Feb. 12--The local branch of the FBI on Tuesday morning announced a temporary reward program to help arrest those who point lasers at aircraft.
Albuquerque FBI supervisory special agent Susan Ferensic said that pilots are seeing a huge increase in distracting contacts with laser beams pointed at them from the ground, and the Federal Aviation Administration has recorded an 1100 percent increase in "deliberate targeting" of pilots with handheld lasers since 2005.
In Albuquerque, 27 so-called "laser strikes" were recorded in 2013, an increase from 10 in 2011, according to data provided by the Federal Bureau of Investigation. Nationally, there were 3,960 reported, an average of around 11 per day, according to the FBI.
In response, the FBI will offer a reward up to $10,000 for the next 60 days for information that leads to the arrest of anyone who pointed a laser at an aircraft. The initiative is rolling out for the pilot program at 11 other regional FBI field offices, in addition to the one in Albuquerque.
Ferensic, who joined representatives from the FAA and the Air Line Pilots Association on Tuesday during a news conference at the Albuquerque International Sunport, said the small laser pointers often sold as key chains do not pose as great a risk as other, more high-powered lasers commonly used for astronomy or business presentations.
These lasers, Ferensic said, can blind or distract pilots during takeoff or landing, both the most critical times during an airplane flight.
"Anyone who thinks this is a prank is wrong," Ferensic said.
The FBI is not aware of any aircraft that has ever crashed because of a laser distraction, she said.
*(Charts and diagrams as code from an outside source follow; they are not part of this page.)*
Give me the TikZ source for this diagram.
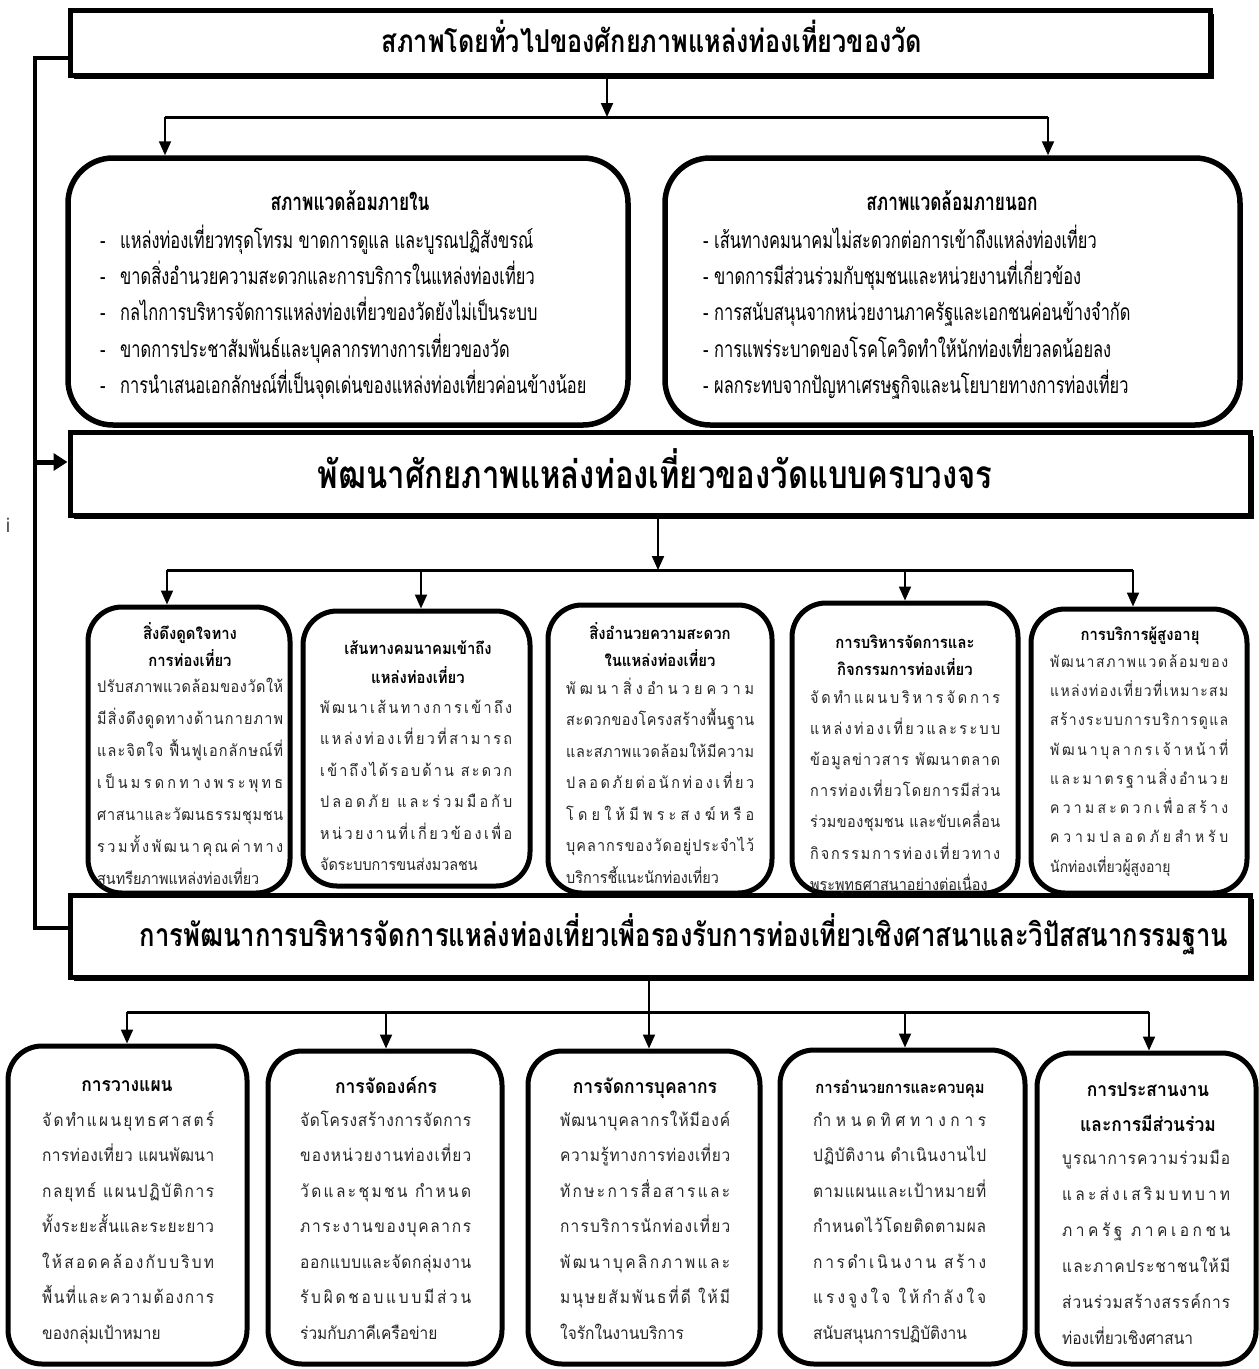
\documentclass[tikz,border=0pt]{standalone}
\usepackage{fontspec}
\newfontfamily\thai[Script=Thai]{Loma}
\newfontfamily\thain[Script=Thai,FakeStretch=0.9]{Loma}
\newfontfamily\thaicond[Script=Thai,FakeStretch=0.8]{Loma}
\newfontfamily\thaicc[Script=Thai,FakeStretch=0.72]{Loma}
\usetikzlibrary{arrows.meta,shadows}
% distributed (Thai justified) lines: stretchable glue before every base character
\newXeTeXintercharclass\thB
\newXeTeXintercharclass\thM
\count255="0E01
\loop \XeTeXcharclass\count255=\thB \advance\count255 by 1 \ifnum\count255<"0E5C \repeat
\XeTeXcharclass"0E31=\thM
\XeTeXcharclass"0E33=\thM
\XeTeXcharclass"0E34=\thM \XeTeXcharclass"0E35=\thM \XeTeXcharclass"0E36=\thM
\XeTeXcharclass"0E37=\thM \XeTeXcharclass"0E38=\thM \XeTeXcharclass"0E39=\thM
\XeTeXcharclass"0E3A=\thM
\XeTeXcharclass"0E47=\thM \XeTeXcharclass"0E48=\thM \XeTeXcharclass"0E49=\thM
\XeTeXcharclass"0E4A=\thM \XeTeXcharclass"0E4B=\thM \XeTeXcharclass"0E4C=\thM
\XeTeXcharclass"0E4D=\thM \XeTeXcharclass"0E4E=\thM
\XeTeXinterchartoks\thB\thB={\hskip0pt plus 1fil\relax}
\XeTeXinterchartoks\thM\thB={\hskip0pt plus 1fil\relax}
\newcommand\jl[2]{\makebox[#1][s]{\spaceskip=\fontdimen2\font plus 1fil\relax\XeTeXinterchartokenstate=1 #2}}
\tikzset{
  sqbox/.style={draw, line width=5pt, fill=white, inner sep=0pt,
    drop shadow={shadow xshift=4pt, shadow yshift=-4pt, fill=black, opacity=1}},
  bigrbox/.style={draw, line width=5.5pt, fill=white, rounded corners=45pt, inner sep=0pt},
  rbox/.style={draw, line width=5pt, fill=white, rounded corners=34pt, inner sep=0pt},
  busline/.style={line width=3pt},
  arr/.style={line width=2pt, -{Triangle[length=14pt,width=12pt]}},
  fb/.style={line width=4pt},
  fbarr/.style={line width=5pt, -{Triangle[length=14pt,width=17pt]}},
  toptitle/.style={inner sep=0pt, anchor=mid, font=\thaicond\bfseries\fontsize{31.5}{33}\selectfont},
  midtitle/.style={inner sep=0pt, anchor=mid, font=\thaicond\bfseries\fontsize{38.8}{40}\selectfont},
  lowtitle/.style={inner sep=0pt, anchor=mid, font=\thaicond\bfseries\fontsize{32}{34}\selectfont},
  envtitle/.style={inner sep=0pt, anchor=mid, font=\thaicc\bfseries\fontsize{24}{26}\selectfont},
  envbody/.style={inner sep=0pt, font=\thaicc\fontsize{22.8}{25}\selectfont},
  rtitle/.style={inner sep=0pt, anchor=mid, font=\thain\bfseries\fontsize{16.5}{18}\selectfont},
  rbody/.style={inner sep=0pt, text=black!85, font=\thain\fontsize{16}{18}\selectfont},
  ebody/.style={inner sep=0pt, text=black!85, font=\thain\fontsize{15.5}{17}\selectfont},
  btitle/.style={inner sep=0pt, anchor=mid, font=\thain\bfseries\fontsize{19.4}{21}\selectfont},
  bbody/.style={inner sep=0pt, text=black!85, font=\thain\fontsize{17.2}{19}\selectfont}
}
\newcommand\mkbox[6]{\node[#6, minimum width={#4-#2}, minimum height={#5-#3}] (#1) at ({(#2+#4)/2},{(#3+#5)/2}) {};}
\newcommand\blines[6]{\foreach \myline [count=\myi] in {#6} {\node[#5, anchor=mid west] (#1-\myi) at (#2,{#3+#4*(\myi-1)}) {\myline};}}
% justified body: prefix, x, y0, step, style, width, justified lines, last line, number of justified lines
\newcommand\jlines[9]{\foreach \myline [count=\myi] in {#7} {\node[#5, anchor=mid west] (#1-\myi) at (#2,{#3+#4*(\myi-1)}) {\jl{#6}{\myline}};}
  \node[#5, anchor=mid west] (#1-last) at (#2,{#3+#4*#9}) {#8};}
\begin{document}
\begin{tikzpicture}[x=1pt,y=-1pt]
\path[use as bounding box, fill=white] (0,0) rectangle (1259,1369);

% ---------- top box
\mkbox{top}{70}{10}{1210}{75}{sqbox}
\node[toptitle] (topt) at (652,50) {สภาพโดยทั่วไปของศักยภาพแหล่งท่องเที่ยวของวัด};

% ---------- environment boxes
\mkbox{inL}{68}{158}{628}{425}{bigrbox}
\mkbox{inR}{665}{158}{1240}{425}{bigrbox}
\node[envtitle] (inLt) at (350,208) {สภาพแวดล้อมภายใน};
\node[envtitle] (inRt) at (952,208) {สภาพแวดล้อมภายนอก};
\blines{inLb}{100}{246}{36.3}{envbody}{\makebox[20pt][l]{-}แหล่งท่องเที่ยวทรุดโทรม ขาดการดูแล และบูรณปฏิสังขรณ์,
\makebox[20pt][l]{-}ขาดสิ่งอำนวยความสะดวกและการบริการในแหล่งท่องเที่ยว,
\makebox[20pt][l]{-}กลไกการบริหารจัดการแหล่งท่องเที่ยวของวัดยังไม่เป็นระบบ,
\makebox[20pt][l]{-}ขาดการประชาสัมพันธ์และบุคลากรทางการเที่ยวของวัด,
\makebox[20pt][l]{-}การนำเสนอเอกลักษณ์ที่เป็นจุดเด่นของแหล่งท่องเที่ยวค่อนข้างน้อย}
\blines{inRb}{703}{246}{36.3}{envbody}{- เส้นทางคมนาคมไม่สะดวกต่อการเข้าถึงแหล่งท่องเที่ยว,
- ขาดการมีส่วนร่วมกับชุมชนและหน่วยงานที่เกี่ยวข้อง,
- การสนับสนุนจากหน่วยงานภาครัฐและเอกชนค่อนข้างจำกัด,
- การแพร่ระบาดของโรคโควิดทำให้นักท่องเที่ยวลดน้อยลง,
- ผลกระทบจากปัญหาเศรษฐกิจและนโยบายทางการท่องเที่ยว}

% ---------- middle box
\mkbox{mid}{70}{432}{1250}{515}{sqbox}
\node[midtitle] (midt) at (655,486) {พัฒนาศักยภาพแหล่งท่องเที่ยวของวัดแบบครบวงจร};

% ---------- row of five factors
\mkbox{fA}{88}{607}{290}{893}{rbox}
\mkbox{fB}{303}{611}{530}{886}{rbox}
\mkbox{fC}{548}{605}{772}{893}{rbox}
\mkbox{fD}{792}{603}{1018}{893}{rbox}
\mkbox{fE}{1031}{609}{1247}{893}{rbox}

\node[rtitle] (fAt1) at (190,637) {สิ่งดึงดูดใจทาง};
\node[rtitle] (fAt2) at (190,664) {การท่องเที่ยว};
\jlines{fAb}{97}{690}{32}{rbody}{186pt}{ปรับสภาพแวดล้อมของวัดให้,มีสิ่งดึงดูดทางด้านกายภาพ,และจิตใจ ฟื้นฟูเอกลักษณ์ที่,เป็นมรดกทางพระพุทธ,ศาสนาและวัฒนธรรมชุมชน,รวมทั้งพัฒนาคุณค่าทาง}{สุนทรียภาพแหล่งท่องเที่ยว}{6}

\node[rtitle] (fBt1) at (418,652) {เส้นทางคมนาคมเข้าถึง};
\node[rtitle] (fBt2) at (418,681) {แหล่งท่องเที่ยว};
\jlines{fBb}{320}{711}{31.5}{rbody}{192pt}{พัฒนาเส้นทางการเข้าถึง,แหล่งท่องเที่ยวที่สามารถ,เข้าถึงได้รอบด้าน สะดวก,ปลอดภัย และร่วมมือกับ,หน่วยงานที่เกี่ยวข้องเพื่อ}{จัดระบบการขนส่งมวลชน}{5}

\node[rtitle] (fCt1) at (660,637) {สิ่งอำนวยความสะดวก};
\node[rtitle] (fCt2) at (660,664) {ในแหล่งท่องเที่ยว};
\jlines{fCb}{566}{692}{31.5}{rbody}{188pt}{พัฒนาสิ่งอำนวยความ,สะดวกของโครงสร้างพื้นฐาน,และสภาพแวดล้อมให้มีความ,ปลอดภัยต่อนักท่องเที่ยว,โดยให้มีพระสงฆ์หรือ,บุคลากรของวัดอยู่ประจำไว้}{บริการชี้แนะนักท่องเที่ยว}{6}

\node[rtitle] (fDt1) at (905,646) {การบริหารจัดการและ};
\node[rtitle] (fDt2) at (905,673) {กิจกรรมการท่องเที่ยว};
\jlines{fDb}{810}{701}{31.2}{rbody}{190pt}{จัดทำแผนบริหารจัดการ,แหล่งท่องเที่ยวและระบบ,ข้อมูลข่าวสาร พัฒนาตลาด,การท่องเที่ยวโดยการมีส่วน,ร่วมของชุมชน และขับเคลื่อน,กิจกรรมการท่องเที่ยวทาง}{พระพุทธศาสนาอย่างต่อเนื่อง}{6}

\node[rtitle] (fEt1) at (1140,638) {การบริการผู้สูงอายุ};
\jlines{fEb}{1050}{665}{29.3}{ebody}{178pt}{พัฒนาสภาพแวดล้อมของ,แหล่งท่องเที่ยวที่เหมาะสม,สร้างระบบการบริการดูแล,พัฒนาบุลากรเจ้าหน้าที่,และมาตรฐานสิ่งอำนวย,ความสะดวกเพื่อสร้าง,ความปลอดภัยสำหรับ}{นักท่องเที่ยวผู้สูงอายุ}{7}

% ---------- lower main box
\mkbox{low}{70}{895}{1250}{977}{sqbox}
\node[lowtitle] (lowt) at (684,944) {การพัฒนาการบริหารจัดการแหล่งท่องเที่ยวเพื่อรองรับการท่องเที่ยวเชิงศาสนาและวิปัสสนากรรมฐาน};

% ---------- bottom row of five functions
\mkbox{p1}{8}{1046}{247}{1364}{rbox}
\mkbox{p2}{268}{1051}{502}{1364}{rbox}
\mkbox{p3}{528}{1051}{760}{1364}{rbox}
\mkbox{p4}{780}{1050}{1025}{1364}{rbox}
\mkbox{p5}{1037}{1053}{1256}{1364}{rbox}

\node[btitle] (p1t) at (127,1089) {การวางแผน};
\jlines{p1b}{42}{1124}{35.5}{bbody}{172pt}{จัดทำแผนยุทธศาสตร์,การท่องเที่ยว แผนพัฒนา,กลยุทธ์ แผนปฏิบัติการ,ทั้งระยะสั้นและระยะยาว,ให้สอดคล้องกับบริบท,พื้นที่และความต้องการ}{ของกลุ่มเป้าหมาย}{6}

\node[btitle] (p2t) at (386,1091) {การจัดองค์กร};
\jlines{p2b}{300}{1124}{35.5}{bbody}{171pt}{จัดโครงสร้างการจัดการ,ของหน่วยงานท่องเที่ยว,วัดและชุมชน กำหนด,ภาระงานของบุคลากร,ออกแบบและจัดกลุ่มงาน,รับผิดชอบแบบมีส่วน}{ร่วมกับภาคีเครือข่าย}{6}

\node[btitle] (p3t) at (645,1091) {การจัดการบุคลากร};
\jlines{p3b}{560}{1124}{35.5}{bbody}{170pt}{พัฒนาบุคลากรให้มีองค์,ความรู้ทางการท่องเที่ยว,ทักษะการสื่อสารและ,การบริการนักท่องเที่ยว,พัฒนาบุคลิกภาพและ,มนุษยสัมพันธที่ดี ให้มี}{ใจรักในงานบริการ}{6}

\node[btitle, font=\thain\bfseries\fontsize{16.5}{18}\selectfont] (p4t) at (900,1091) {การอำนวยการและควบคุม};
\jlines{p4b}{813}{1124}{35.5}{bbody}{173pt}{กำหนดทิศทางการ,ปฏิบัติงาน ดำเนินงานไป,ตามแผนและเป้าหมายที่,กำหนดไว้โดยติดตามผล,การดำเนินงาน สร้าง,แรงจูงใจ ให้กำลังใจ}{สนับสนุนการปฏิบัติงาน}{6}

\node[btitle] (p5t1) at (1148,1094) {การประสานงาน};
\node[btitle] (p5t2) at (1148,1129) {และการมีส่วนร่วม};
\jlines{p5b}{1062}{1162}{36}{bbody}{168pt}{บูรณาการความร่วมมือ,และส่งเสริมบทบาท,ภาครัฐ ภาคเอกชน,และภาคประชาชนให้มี,ส่วนร่วมสร้างสรรค์การ}{ท่องเที่ยวเชิงศาสนา}{5}

% ---------- connectors: top -> environment boxes
\coordinate (j1) at (607,117);
\coordinate (j1L) at (165,117);
\coordinate (j1R) at (1048,117);
\draw[arr] (top.south -| j1) -- (j1);
\draw[busline] (j1L) -- (j1R);
\draw[arr] (j1L) -- (j1L |- inL.north);
\draw[arr] (j1R) -- (j1R |- inR.north);

% ---------- middle -> five factors
\coordinate (j2) at (658,570);
\coordinate (j2A) at (167,570);
\coordinate (j2B) at (421,570);
\coordinate (j2D) at (905,570);
\coordinate (j2E) at (1133,570);
\draw[arr] (mid.south -| j2) -- (j2);
\draw[busline] (j2A) -- (j2E);
\draw[arr] (j2A) -- (j2A |- fA.north);
\draw[arr] (j2B) -- (j2B |- fB.north);
\draw[arr] (j2D) -- (j2D |- fD.north);
\draw[arr] (j2E) -- (j2E |- fE.north);

% ---------- lower box -> five functions
\coordinate (j3) at (649,1012);
\coordinate (j3a) at (127,1012);
\coordinate (j3b) at (386,1012);
\coordinate (j3d) at (905,1012);
\coordinate (j3e) at (1149,1012);
\draw[busline] (j3a) -- (j3e);
\draw[arr] (low.south -| j3) -- (j3 |- p3.north);
\draw[arr] (j3a) -- (j3a |- p1.north);
\draw[arr] (j3b) -- (j3b |- p2.north);
\draw[arr] (j3d) -- (j3d |- p4.north);
\draw[arr] (j3e) -- (j3e |- p5.north);

% ---------- feedback line on the left
\coordinate (fbTop) at (35,58);
\coordinate (fbBot) at (35,928);
\coordinate (fbMid) at (35,462);
\draw[fb] (fbTop -| top.west) -- (fbTop) -- (fbBot) -- (fbBot -| low.west);
\draw[fbarr] (fbMid) -- (fbMid -| mid.west);

\node[inner sep=0pt, font=\thai\fontsize{20}{20}\selectfont, text=black!70] (stray) at (8,525) {i};
\end{tikzpicture}
\end{document}
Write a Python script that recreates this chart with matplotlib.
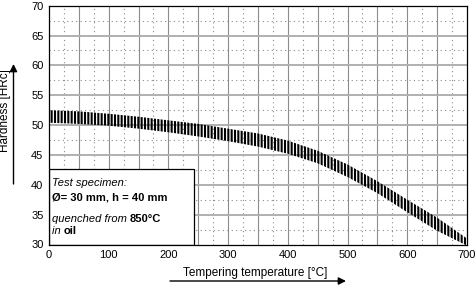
import matplotlib
matplotlib.use("Agg")
import matplotlib.pyplot as plt
import numpy as np

# Data
temperature = [0, 50, 100, 150, 200, 250, 300, 350, 400, 450, 500, 550, 600, 650, 700]
hardness_upper = [52.5, 52.3, 51.9, 51.4, 50.8, 50.2, 49.4, 48.6, 47.4, 45.7, 43.4, 40.6, 37.5, 34.5, 31.0]
hardness_lower = [50.4, 50.2, 49.9, 49.4, 48.8, 48.1, 47.3, 46.4, 45.2, 43.6, 41.3, 38.6, 35.4, 32.3, 29.8]
x_ticks = [0, 100, 200, 300, 400, 500, 600, 700]
y_ticks = [30, 35, 40, 45, 50, 55, 60, 65, 70]

plt.rcParams['font.family'] = ['Liberation Sans', 'DejaVu Sans']
plt.rcParams['hatch.linewidth'] = 1.5

W, H = 477, 286
fig = plt.figure(figsize=(W / 100, H / 100), dpi=100)
ax = fig.add_axes([49 / W, 1 - 244.5 / H, (467 - 49) / W, (244.5 - 5.7) / H])

ax.set_xlim(0, 700)
ax.set_ylim(30, 70)

# grid
for x in np.arange(50, 700, 50):
    ax.axvline(x, color='#8c8c8c', lw=0.8, zorder=1)
for x in np.arange(25, 700, 50):
    ax.axvline(x, color='#8c8c8c', lw=0.8, ls=(0, (1, 3)), zorder=1)
for y in np.arange(35, 70, 5):
    ax.axhline(y, color='#b0b0b0', lw=1.4, zorder=1)
for y in np.arange(32.5, 70, 5):
    ax.axhline(y, color='#8c8c8c', lw=0.8, ls=(0, (1, 3)), zorder=1)

# hardness band
ax.fill_between(temperature, hardness_lower, hardness_upper, facecolor='none',
                edgecolor='black', hatch='|||||', linewidth=0, zorder=3)

# info box
box = plt.Rectangle((0, 30), 242, 12.7, facecolor='white', edgecolor='black',
                    lw=0.9, zorder=4)
ax.add_patch(box)

fs = 8
tx = 5
t1 = ax.text(tx, 39.75, 'Test specimen:', fontsize=fs, style='italic', va='baseline', zorder=5)
t2 = ax.text(tx, 37.4, 'Ø= 30 mm, h = 40 mm', fontsize=fs, weight='bold', va='baseline', zorder=5)
t3 = ax.text(tx, 33.75, 'quenched from ', fontsize=fs, style='italic', va='baseline', zorder=5)
ax.annotate('850°C', xy=(1, 0), xycoords=t3, fontsize=fs, weight='bold',
            va='bottom', ha='left', zorder=5)
t4 = ax.text(tx, 31.75, 'in ', fontsize=fs, style='italic', va='baseline', zorder=5)
ax.annotate('oil', xy=(1, 0), xycoords=t4, fontsize=fs, weight='bold',
            va='bottom', ha='left', zorder=5)

ax.set_xticks(x_ticks)
ax.set_yticks(y_ticks)
ax.tick_params(length=0, labelsize=8, pad=4)
for s in ax.spines.values():
    s.set_color('black')
    s.set_linewidth(0.9)
    s.set_zorder(6)

# axis labels with arrows
fig.text(255 / W, 1 - 273 / H, 'Tempering temperature [°C]', fontsize=8.5,
         ha='center', va='center')
fig.text(5.5 / W, 1 - 111 / H, 'Hardness [HRc]', fontsize=8.5, rotation=90,
         ha='center', va='center')
fig.add_artist(matplotlib.patches.FancyArrowPatch(
    (170 / W, 1 - 281 / H), (346 / W, 1 - 281 / H), transform=fig.transFigure,
    arrowstyle='-|>', mutation_scale=11, lw=1, color='black', shrinkA=0, shrinkB=0))
fig.add_artist(matplotlib.patches.FancyArrowPatch(
    (13.5 / W, 1 - 184 / H), (13.5 / W, 1 - 64 / H), transform=fig.transFigure,
    arrowstyle='-|>', mutation_scale=11, lw=1, color='black', shrinkA=0, shrinkB=0))

fig.savefig('out.png', dpi=100)
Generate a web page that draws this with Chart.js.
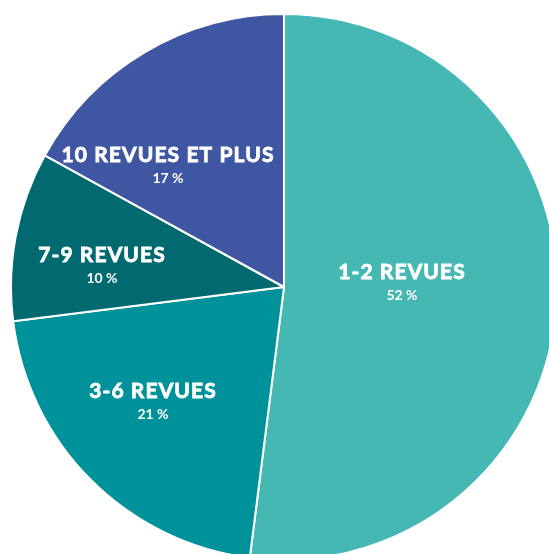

Also, Sunport aviation police chief Marshall Katz said his officers have never been sent to arrest someone for pointing a laser at airplanes.
In addition to the reward program, the FBI is providing instruction material to Albuquerque and Rio Rancho schools to be distributed on social media and the districts' websites, said Monica Armenta, Albuquerque Public Schools spokeswoman. The warnings about misuse of handheld lasers will mostly target middle school and high school students, she said.